**MATERIAL PROVIDED:**
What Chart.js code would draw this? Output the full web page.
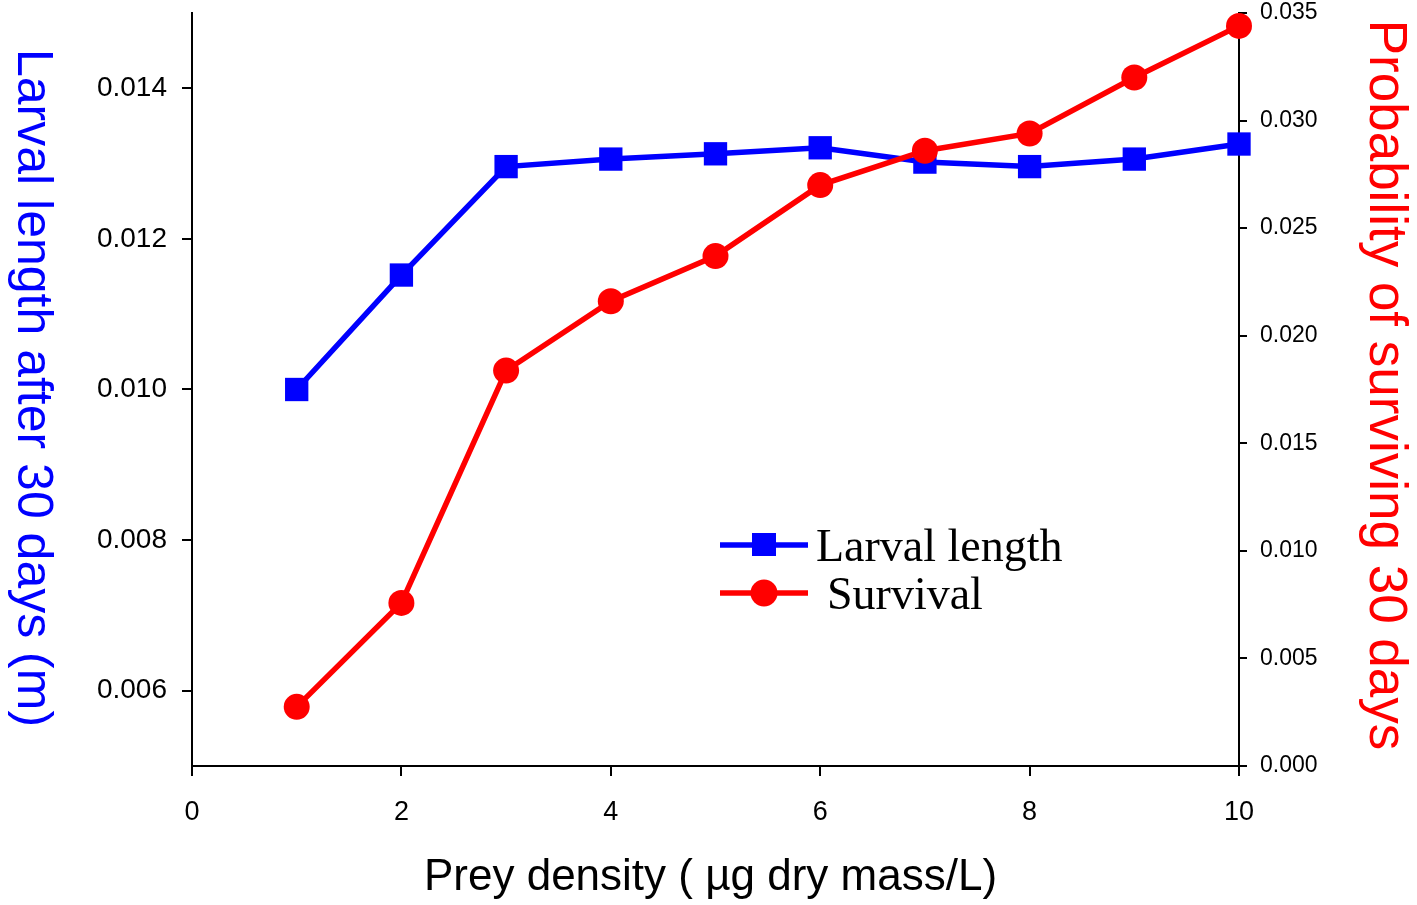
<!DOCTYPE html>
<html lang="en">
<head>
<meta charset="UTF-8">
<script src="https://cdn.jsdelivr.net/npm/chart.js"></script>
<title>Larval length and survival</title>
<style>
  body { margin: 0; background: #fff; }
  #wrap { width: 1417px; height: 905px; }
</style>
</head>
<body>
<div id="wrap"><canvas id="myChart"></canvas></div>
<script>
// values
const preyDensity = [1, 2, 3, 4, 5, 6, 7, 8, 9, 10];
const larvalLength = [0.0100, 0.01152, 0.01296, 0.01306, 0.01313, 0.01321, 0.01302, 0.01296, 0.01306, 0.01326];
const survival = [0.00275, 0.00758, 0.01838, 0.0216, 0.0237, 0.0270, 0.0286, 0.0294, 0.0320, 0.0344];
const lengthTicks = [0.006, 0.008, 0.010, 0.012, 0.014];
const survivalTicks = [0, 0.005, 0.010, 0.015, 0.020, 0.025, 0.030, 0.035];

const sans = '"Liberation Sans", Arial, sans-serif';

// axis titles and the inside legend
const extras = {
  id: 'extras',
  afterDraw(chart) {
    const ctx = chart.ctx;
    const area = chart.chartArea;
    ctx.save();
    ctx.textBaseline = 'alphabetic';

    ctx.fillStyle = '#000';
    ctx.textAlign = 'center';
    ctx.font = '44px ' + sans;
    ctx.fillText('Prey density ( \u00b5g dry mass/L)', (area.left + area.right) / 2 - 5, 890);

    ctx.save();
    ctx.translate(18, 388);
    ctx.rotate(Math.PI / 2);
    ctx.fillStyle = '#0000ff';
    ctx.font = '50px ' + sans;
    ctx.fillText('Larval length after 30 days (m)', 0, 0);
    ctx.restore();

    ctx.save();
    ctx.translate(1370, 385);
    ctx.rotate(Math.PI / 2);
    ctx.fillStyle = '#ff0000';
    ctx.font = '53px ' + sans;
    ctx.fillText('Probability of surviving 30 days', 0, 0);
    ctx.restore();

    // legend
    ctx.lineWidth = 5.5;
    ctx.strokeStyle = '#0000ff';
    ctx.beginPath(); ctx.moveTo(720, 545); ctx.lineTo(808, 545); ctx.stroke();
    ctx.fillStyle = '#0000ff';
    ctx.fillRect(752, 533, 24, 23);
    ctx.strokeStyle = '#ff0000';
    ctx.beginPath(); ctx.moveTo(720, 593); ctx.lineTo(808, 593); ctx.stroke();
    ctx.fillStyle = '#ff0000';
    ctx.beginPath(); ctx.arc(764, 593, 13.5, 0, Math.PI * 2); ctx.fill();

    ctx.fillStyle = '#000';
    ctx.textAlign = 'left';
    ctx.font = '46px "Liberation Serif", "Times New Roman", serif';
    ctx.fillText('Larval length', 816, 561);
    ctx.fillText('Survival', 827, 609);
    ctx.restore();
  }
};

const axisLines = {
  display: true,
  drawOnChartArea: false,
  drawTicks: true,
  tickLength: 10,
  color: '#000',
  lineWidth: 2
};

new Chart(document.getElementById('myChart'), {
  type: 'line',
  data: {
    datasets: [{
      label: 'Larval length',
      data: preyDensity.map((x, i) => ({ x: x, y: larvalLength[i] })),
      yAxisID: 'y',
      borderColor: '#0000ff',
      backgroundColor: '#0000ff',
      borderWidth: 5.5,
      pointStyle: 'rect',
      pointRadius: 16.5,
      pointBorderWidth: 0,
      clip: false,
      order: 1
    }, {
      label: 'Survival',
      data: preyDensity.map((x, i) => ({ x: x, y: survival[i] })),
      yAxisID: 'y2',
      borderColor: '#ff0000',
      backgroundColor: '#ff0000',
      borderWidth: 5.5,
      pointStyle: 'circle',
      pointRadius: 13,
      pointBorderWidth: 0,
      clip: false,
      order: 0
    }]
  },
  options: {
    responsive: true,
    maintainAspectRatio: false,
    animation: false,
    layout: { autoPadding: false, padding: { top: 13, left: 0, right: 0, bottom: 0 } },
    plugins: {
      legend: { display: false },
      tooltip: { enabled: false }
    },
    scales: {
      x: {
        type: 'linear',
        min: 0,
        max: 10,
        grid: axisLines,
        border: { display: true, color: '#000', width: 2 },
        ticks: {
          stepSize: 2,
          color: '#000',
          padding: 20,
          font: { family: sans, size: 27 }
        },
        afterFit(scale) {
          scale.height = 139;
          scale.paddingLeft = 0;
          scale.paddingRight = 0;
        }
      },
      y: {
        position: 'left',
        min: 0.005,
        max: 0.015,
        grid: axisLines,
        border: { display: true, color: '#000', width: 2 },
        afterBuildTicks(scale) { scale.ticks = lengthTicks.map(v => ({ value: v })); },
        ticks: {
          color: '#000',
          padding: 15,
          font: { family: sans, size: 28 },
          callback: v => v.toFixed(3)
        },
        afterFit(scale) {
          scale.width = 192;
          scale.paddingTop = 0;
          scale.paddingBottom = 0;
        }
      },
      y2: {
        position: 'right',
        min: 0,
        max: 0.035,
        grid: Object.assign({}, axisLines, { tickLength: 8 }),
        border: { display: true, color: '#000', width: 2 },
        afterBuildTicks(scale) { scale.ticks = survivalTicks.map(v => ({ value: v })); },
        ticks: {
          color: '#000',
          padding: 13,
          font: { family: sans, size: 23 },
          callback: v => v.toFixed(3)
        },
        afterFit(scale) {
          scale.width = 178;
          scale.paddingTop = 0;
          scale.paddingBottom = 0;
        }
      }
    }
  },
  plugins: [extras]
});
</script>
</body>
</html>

**WHAT THIS TASK INVOLVES:**
Do not copy the pictures, but repeat every line exactly.

**RESPONSE TO THE EXERCISE:**
What Chart.js code would draw this? Output the full web page.
<!DOCTYPE html>
<html lang="en">
<head>
<meta charset="UTF-8">
<script src="https://cdn.jsdelivr.net/npm/chart.js"></script>
<title>Larval length and survival</title>
<style>
  body { margin: 0; background: #fff; }
  #wrap { width: 1417px; height: 905px; }
</style>
</head>
<body>
<div id="wrap"><canvas id="myChart"></canvas></div>
<script>
// values
const preyDensity = [1, 2, 3, 4, 5, 6, 7, 8, 9, 10];
const larvalLength = [0.0100, 0.01152, 0.01296, 0.01306, 0.01313, 0.01321, 0.01302, 0.01296, 0.01306, 0.01326];
const survival = [0.00275, 0.00758, 0.01838, 0.0216, 0.0237, 0.0270, 0.0286, 0.0294, 0.0320, 0.0344];
const lengthTicks = [0.006, 0.008, 0.010, 0.012, 0.014];
const survivalTicks = [0, 0.005, 0.010, 0.015, 0.020, 0.025, 0.030, 0.035];

const sans = '"Liberation Sans", Arial, sans-serif';

// axis titles and the inside legend
const extras = {
  id: 'extras',
  afterDraw(chart) {
    const ctx = chart.ctx;
    const area = chart.chartArea;
    ctx.save();
    ctx.textBaseline = 'alphabetic';

    ctx.fillStyle = '#000';
    ctx.textAlign = 'center';
    ctx.font = '44px ' + sans;
    ctx.fillText('Prey density ( \u00b5g dry mass/L)', (area.left + area.right) / 2 - 5, 890);

    ctx.save();
    ctx.translate(18, 388);
    ctx.rotate(Math.PI / 2);
    ctx.fillStyle = '#0000ff';
    ctx.font = '50px ' + sans;
    ctx.fillText('Larval length after 30 days (m)', 0, 0);
    ctx.restore();

    ctx.save();
    ctx.translate(1370, 385);
    ctx.rotate(Math.PI / 2);
    ctx.fillStyle = '#ff0000';
    ctx.font = '53px ' + sans;
    ctx.fillText('Probability of surviving 30 days', 0, 0);
    ctx.restore();

    // legend
    ctx.lineWidth = 5.5;
    ctx.strokeStyle = '#0000ff';
    ctx.beginPath(); ctx.moveTo(720, 545); ctx.lineTo(808, 545); ctx.stroke();
    ctx.fillStyle = '#0000ff';
    ctx.fillRect(752, 533, 24, 23);
    ctx.strokeStyle = '#ff0000';
    ctx.beginPath(); ctx.moveTo(720, 593); ctx.lineTo(808, 593); ctx.stroke();
    ctx.fillStyle = '#ff0000';
    ctx.beginPath(); ctx.arc(764, 593, 13.5, 0, Math.PI * 2); ctx.fill();

    ctx.fillStyle = '#000';
    ctx.textAlign = 'left';
    ctx.font = '46px "Liberation Serif", "Times New Roman", serif';
    ctx.fillText('Larval length', 816, 561);
    ctx.fillText('Survival', 827, 609);
    ctx.restore();
  }
};

const axisLines = {
  display: true,
  drawOnChartArea: false,
  drawTicks: true,
  tickLength: 10,
  color: '#000',
  lineWidth: 2
};

new Chart(document.getElementById('myChart'), {
  type: 'line',
  data: {
    datasets: [{
      label: 'Larval length',
      data: preyDensity.map((x, i) => ({ x: x, y: larvalLength[i] })),
      yAxisID: 'y',
      borderColor: '#0000ff',
      backgroundColor: '#0000ff',
      borderWidth: 5.5,
      pointStyle: 'rect',
      pointRadius: 16.5,
      pointBorderWidth: 0,
      clip: false,
      order: 1
    }, {
      label: 'Survival',
      data: preyDensity.map((x, i) => ({ x: x, y: survival[i] })),
      yAxisID: 'y2',
      borderColor: '#ff0000',
      backgroundColor: '#ff0000',
      borderWidth: 5.5,
      pointStyle: 'circle',
      pointRadius: 13,
      pointBorderWidth: 0,
      clip: false,
      order: 0
    }]
  },
  options: {
    responsive: true,
    maintainAspectRatio: false,
    animation: false,
    layout: { autoPadding: false, padding: { top: 13, left: 0, right: 0, bottom: 0 } },
    plugins: {
      legend: { display: false },
      tooltip: { enabled: false }
    },
    scales: {
      x: {
        type: 'linear',
        min: 0,
        max: 10,
        grid: axisLines,
        border: { display: true, color: '#000', width: 2 },
        ticks: {
          stepSize: 2,
          color: '#000',
          padding: 20,
          font: { family: sans, size: 27 }
        },
        afterFit(scale) {
          scale.height = 139;
          scale.paddingLeft = 0;
          scale.paddingRight = 0;
        }
      },
      y: {
        position: 'left',
        min: 0.005,
        max: 0.015,
        grid: axisLines,
        border: { display: true, color: '#000', width: 2 },
        afterBuildTicks(scale) { scale.ticks = lengthTicks.map(v => ({ value: v })); },
        ticks: {
          color: '#000',
          padding: 15,
          font: { family: sans, size: 28 },
          callback: v => v.toFixed(3)
        },
        afterFit(scale) {
          scale.width = 192;
          scale.paddingTop = 0;
          scale.paddingBottom = 0;
        }
      },
      y2: {
        position: 'right',
        min: 0,
        max: 0.035,
        grid: Object.assign({}, axisLines, { tickLength: 8 }),
        border: { display: true, color: '#000', width: 2 },
        afterBuildTicks(scale) { scale.ticks = survivalTicks.map(v => ({ value: v })); },
        ticks: {
          color: '#000',
          padding: 13,
          font: { family: sans, size: 23 },
          callback: v => v.toFixed(3)
        },
        afterFit(scale) {
          scale.width = 178;
          scale.paddingTop = 0;
          scale.paddingBottom = 0;
        }
      }
    }
  },
  plugins: [extras]
});
</script>
</body>
</html>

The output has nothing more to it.